SHORT PROBLEM:
Transcribe every line exactly. Leave the pictures behind.

--

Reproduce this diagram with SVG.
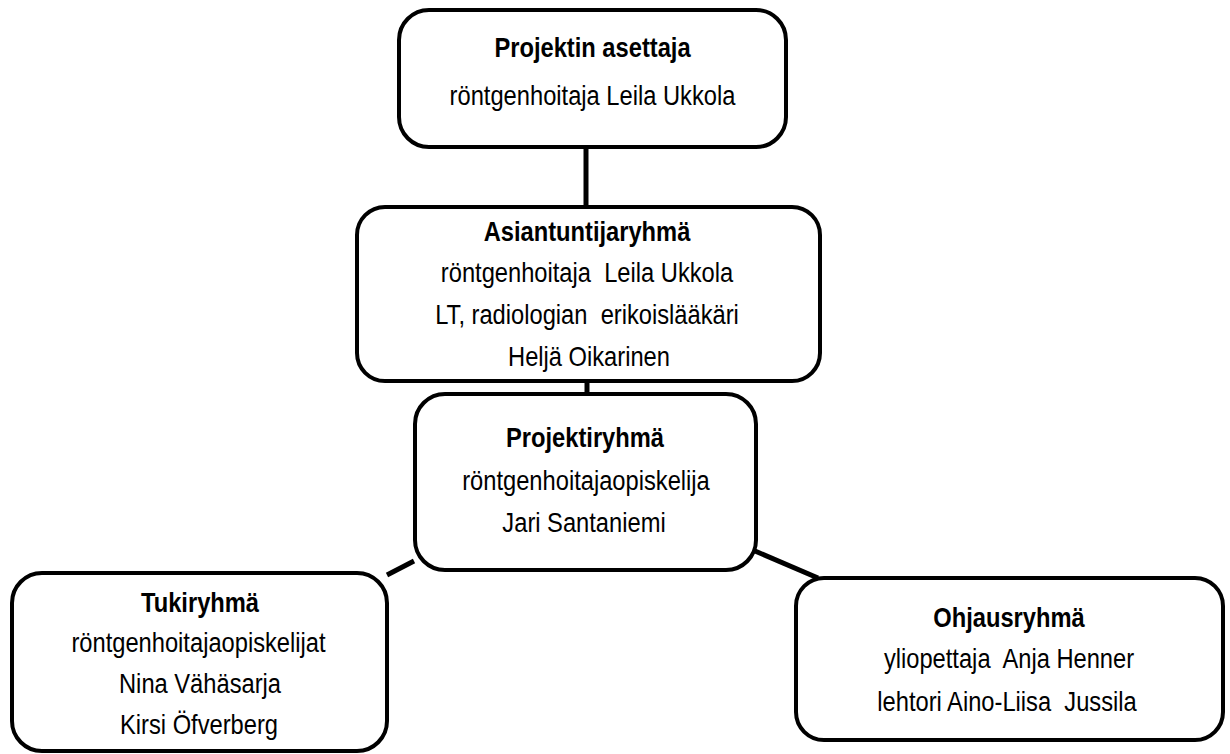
<svg xmlns="http://www.w3.org/2000/svg" width="1230" height="754" viewBox="0 0 1230 754">
<style>
  .box { fill: #ffffff; stroke: #000000; stroke-width: 4; }
  .conn { stroke: #000000; stroke-width: 5; fill: none; }
  text { font-family: "Liberation Sans", Arial, sans-serif; font-size: 27.5px; fill: #000000; text-anchor: middle; white-space: pre; }
  .title { font-weight: bold; }
</style>
<rect width="1230" height="754" fill="#ffffff"/>
<g id="connectors">
  <line class="conn" x1="586" y1="147" x2="586" y2="207"/>
  <line class="conn" x1="587" y1="381" x2="587" y2="394"/>
  <line class="conn" x1="414" y1="561" x2="387" y2="575"/>
  <line class="conn" x1="755" y1="551" x2="818" y2="578"/>
</g>
<g id="node-asettaja">
  <rect class="box" x="399" y="10" width="387" height="137" rx="30" ry="30"/>
  <text class="title" transform="matrix(0.862 0 0 1 592.5 57)">Projektin asettaja</text>
  <text transform="matrix(0.862 0 0 1 592.5 105)">röntgenhoitaja Leila Ukkola</text>
</g>
<g id="node-asiantuntijaryhma">
  <rect class="box" x="357" y="207" width="463" height="174" rx="28" ry="28"/>
  <text class="title" transform="matrix(0.862 0 0 1 587 241)">Asiantuntijaryhmä</text>
  <text transform="matrix(0.862 0 0 1 587 282)">röntgenhoitaja  Leila Ukkola</text>
  <text transform="matrix(0.862 0 0 1 587 324)">LT, radiologian  erikoislääkäri</text>
  <text transform="matrix(0.862 0 0 1 589 366)">Heljä Oikarinen</text>
</g>
<g id="node-projektiryhma">
  <rect class="box" x="415" y="394" width="341" height="176" rx="30" ry="30"/>
  <text class="title" transform="matrix(0.862 0 0 1 585 447)">Projektiryhmä</text>
  <text transform="matrix(0.862 0 0 1 586 490)">röntgenhoitajaopiskelija</text>
  <text transform="matrix(0.862 0 0 1 584 532)">Jari Santaniemi</text>
</g>
<g id="node-tukiryhma">
  <rect class="box" x="12" y="573" width="375" height="178" rx="30" ry="30"/>
  <text class="title" transform="matrix(0.862 0 0 1 200 612)">Tukiryhmä</text>
  <text transform="matrix(0.862 0 0 1 198.5 652)">röntgenhoitajaopiskelijat</text>
  <text transform="matrix(0.862 0 0 1 200 693)">Nina Vähäsarja</text>
  <text transform="matrix(0.862 0 0 1 199 734)">Kirsi Öfverberg</text>
</g>
<g id="node-ohjausryhma">
  <rect class="box" x="796" y="578" width="427" height="162" rx="28" ry="28"/>
  <text class="title" transform="matrix(0.862 0 0 1 1009 627)">Ohjausryhmä</text>
  <text transform="matrix(0.862 0 0 1 1009 668)">yliopettaja  Anja Henner</text>
  <text transform="matrix(0.862 0 0 1 1007 711)">lehtori Aino-Liisa  Jussila</text>
</g>
</svg>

--

REPLY:
Reproduce this diagram with SVG.
<svg xmlns="http://www.w3.org/2000/svg" width="1230" height="754" viewBox="0 0 1230 754">
<style>
  .box { fill: #ffffff; stroke: #000000; stroke-width: 4; }
  .conn { stroke: #000000; stroke-width: 5; fill: none; }
  text { font-family: "Liberation Sans", Arial, sans-serif; font-size: 27.5px; fill: #000000; text-anchor: middle; white-space: pre; }
  .title { font-weight: bold; }
</style>
<rect width="1230" height="754" fill="#ffffff"/>
<g id="connectors">
  <line class="conn" x1="586" y1="147" x2="586" y2="207"/>
  <line class="conn" x1="587" y1="381" x2="587" y2="394"/>
  <line class="conn" x1="414" y1="561" x2="387" y2="575"/>
  <line class="conn" x1="755" y1="551" x2="818" y2="578"/>
</g>
<g id="node-asettaja">
  <rect class="box" x="399" y="10" width="387" height="137" rx="30" ry="30"/>
  <text class="title" transform="matrix(0.862 0 0 1 592.5 57)">Projektin asettaja</text>
  <text transform="matrix(0.862 0 0 1 592.5 105)">röntgenhoitaja Leila Ukkola</text>
</g>
<g id="node-asiantuntijaryhma">
  <rect class="box" x="357" y="207" width="463" height="174" rx="28" ry="28"/>
  <text class="title" transform="matrix(0.862 0 0 1 587 241)">Asiantuntijaryhmä</text>
  <text transform="matrix(0.862 0 0 1 587 282)">röntgenhoitaja  Leila Ukkola</text>
  <text transform="matrix(0.862 0 0 1 587 324)">LT, radiologian  erikoislääkäri</text>
  <text transform="matrix(0.862 0 0 1 589 366)">Heljä Oikarinen</text>
</g>
<g id="node-projektiryhma">
  <rect class="box" x="415" y="394" width="341" height="176" rx="30" ry="30"/>
  <text class="title" transform="matrix(0.862 0 0 1 585 447)">Projektiryhmä</text>
  <text transform="matrix(0.862 0 0 1 586 490)">röntgenhoitajaopiskelija</text>
  <text transform="matrix(0.862 0 0 1 584 532)">Jari Santaniemi</text>
</g>
<g id="node-tukiryhma">
  <rect class="box" x="12" y="573" width="375" height="178" rx="30" ry="30"/>
  <text class="title" transform="matrix(0.862 0 0 1 200 612)">Tukiryhmä</text>
  <text transform="matrix(0.862 0 0 1 198.5 652)">röntgenhoitajaopiskelijat</text>
  <text transform="matrix(0.862 0 0 1 200 693)">Nina Vähäsarja</text>
  <text transform="matrix(0.862 0 0 1 199 734)">Kirsi Öfverberg</text>
</g>
<g id="node-ohjausryhma">
  <rect class="box" x="796" y="578" width="427" height="162" rx="28" ry="28"/>
  <text class="title" transform="matrix(0.862 0 0 1 1009 627)">Ohjausryhmä</text>
  <text transform="matrix(0.862 0 0 1 1009 668)">yliopettaja  Anja Henner</text>
  <text transform="matrix(0.862 0 0 1 1007 711)">lehtori Aino-Liisa  Jussila</text>
</g>
</svg>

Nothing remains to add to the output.